The majority of stories like this are the result of one party or another failing completely to argue their case, or walking into court totally unprepared to argue, or blowing off the court and being subject to a default judgment. These things just don't happen if you don't fuck up somewhere.

I've literally heard the same beer-rants of guys who claimed they'd been divorce raped in cases I knew intimately enough to know what he was leaving out.

For reference, here is a common trick where men who "got fucked in the divorce" fumbled the ball.

Wife's Attorney: You have three children, correct?

Husband: Yes.

WA: What are their names?

H: Kaylee, Kayleigh, and KaeLieh

WA: What are their ages?

H: Ummmmmmmmmmmmmmmmmmmmmmmmmmmmmmmmmmmm

I'm serious. This happens all the time.

I am sure there's more to the story and/or my buddy kept walking into proverbial rakes.

To circle back to my original point, he's now on a great upward trajectory 4 years later. Alimony timed out after something like 2 years?

The most baffling part of all of it is that they had no kids. I couldn't see the justification for any of it.

Another victim made the "mistake" of moving out after his wife cheated on him, so she got the house by default.

I'd still maintain that I don't understand how a court can arrive at these judgements, not matter how braindead a man's lawyer is.

Basically you're facing impenetrable just-worlding with a touch of refuge in audacity. There's no way it can be that bad therefore it must not be and the people who got screwed must have brought it on themselves.

Out of curiosity, what are other common tricks?

This is nightmare fuel for me.

I've heard you can get "bulletproof" prenups in the "his/hers/ours" vein. But then I hear horror stories about how because of one slip up in where a certain check went, all of a sudden all accounts have equal claim.

Question: Are there any states that don't have in effect common law marriage for long term cohabitation.
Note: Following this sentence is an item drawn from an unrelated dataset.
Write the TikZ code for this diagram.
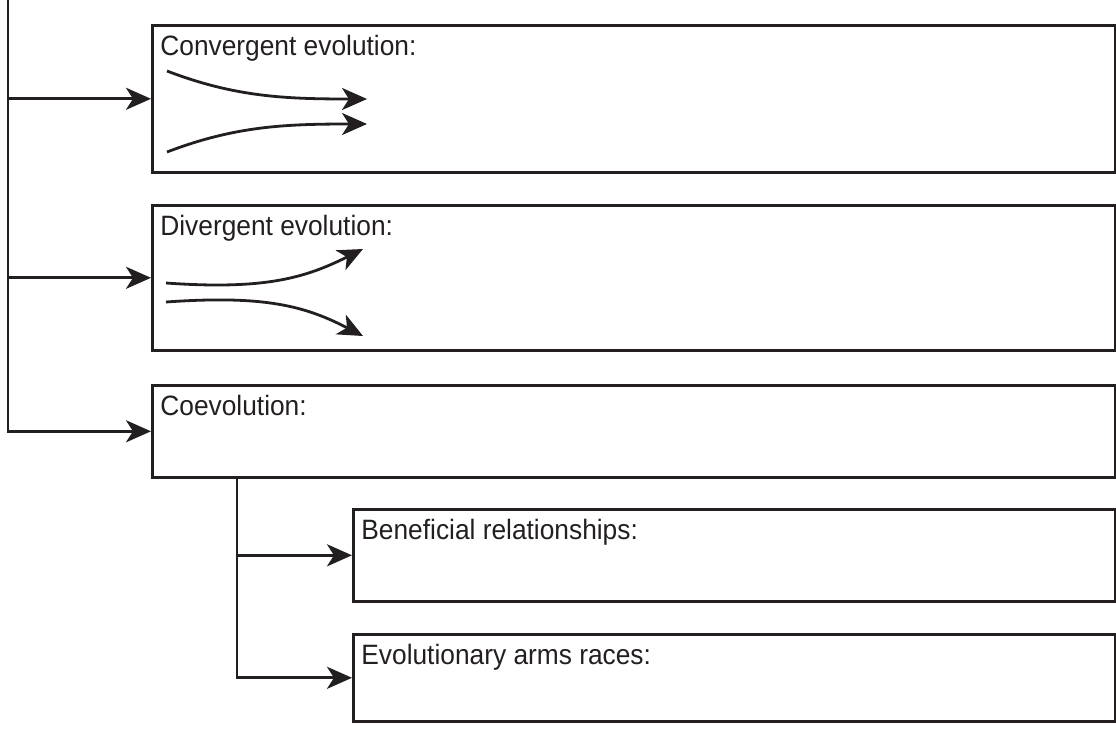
\documentclass[tikz,border=0pt]{standalone}
\usepackage{fontspec}
\setmainfont{Liberation Sans}[FakeStretch=0.94]
\usetikzlibrary{arrows.meta}
\definecolor{ink}{HTML}{231F20}
\tikzset{
  box/.style={draw=ink, line width=1.3pt, rectangle, anchor=north west, inner sep=0pt, minimum width=#1},
  box/.default=481.5pt,
  title/.style={anchor=north west, inner sep=0pt, text=ink, font=\fontsize{14pt}{17pt}\selectfont},
  conn/.style={draw=ink, line width=1.4pt, -{Stealth[length=12.5pt,width=11pt,inset=3.5pt]}},
  spine/.style={draw=ink, line width=1.4pt}
}
\begin{document}
\begin{tikzpicture}[x=0.5pt,y=-0.5pt]
\useasboundingbox (0,0) rectangle (1116,729);

\node[box, minimum height=73.5pt] (conv) at (151,24) {};
\node[box, minimum height=72.5pt] (div) at (151,204) {};
\node[box, minimum height=46pt] (co) at (151,384) {};
\node[box=381pt, minimum height=46pt] (ben) at (352,508) {};
\node[box=381pt, minimum height=43.5pt] (arms) at (352,633) {};

\node[title] (convt) at ([shift={(4.5pt,-5.5pt)}]conv.north west) {Convergent evolution:};
\node[title] (divt) at ([shift={(4.5pt,-5.5pt)}]div.north west) {Divergent evolution:};
\node[title] (cot) at ([shift={(4.5pt,-5.5pt)}]co.north west) {Coevolution:};
\node[title] (bent) at ([shift={(4.5pt,-5.5pt)}]ben.north west) {Beneficial relationships:};
\node[title] (armst) at ([shift={(4.5pt,-5.5pt)}]arms.north west) {Evolutionary arms races:};

\coordinate (top) at (8,0);
\coordinate (sub) at ([xshift=43pt]co.south west);

\draw[conn] (top) |- (co.west);
\draw[conn] (top |- conv.west) -- (conv.west);
\draw[conn] (top |- div.west) -- (div.west);
\draw[conn] (sub) |- (arms.west);
\draw[conn] (sub |- ben.west) -- (ben.west);

\draw[conn] (167,71) .. controls (235,97) and (285,99) .. (367,99);
\draw[conn] (167,152) .. controls (235,126) and (285,124) .. (367,124);
\draw[conn] (166,283) .. controls (265,290) and (305,278) .. (363,249);
\draw[conn] (166,302) .. controls (265,295) and (305,306) .. (363,336);
\end{tikzpicture}
\end{document}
If I had my druthers, I'd like to be long term monogamous but with ZERO POSSIBLE involvement from the state.

Alternatively, marry a good woman and don’t let your marriage go to crap.

I mean I know that’s easier said than done, but I would be very surprised if divorce for no apparent reason was common at all. Most of the time it’s either 1) you shouldn’t have married her, and it was obvious at the time 2) you shouldn’t have become an addict or 3) shouldn’t have let the marriage fall apart. The frequency of all three varies along the usual clines.

Seems like Common Law marriage is actually in a minority of states. Even so, someone cohabiting with you and splitting a mortgage will get them a lot of leeway in court to make things messy for you.

I don't think you can eliminate the risk. You need to do a ton of work upfront in picking a partner, then sign a great contract where both folks have legal representation, then still learn to live with a gun to your head.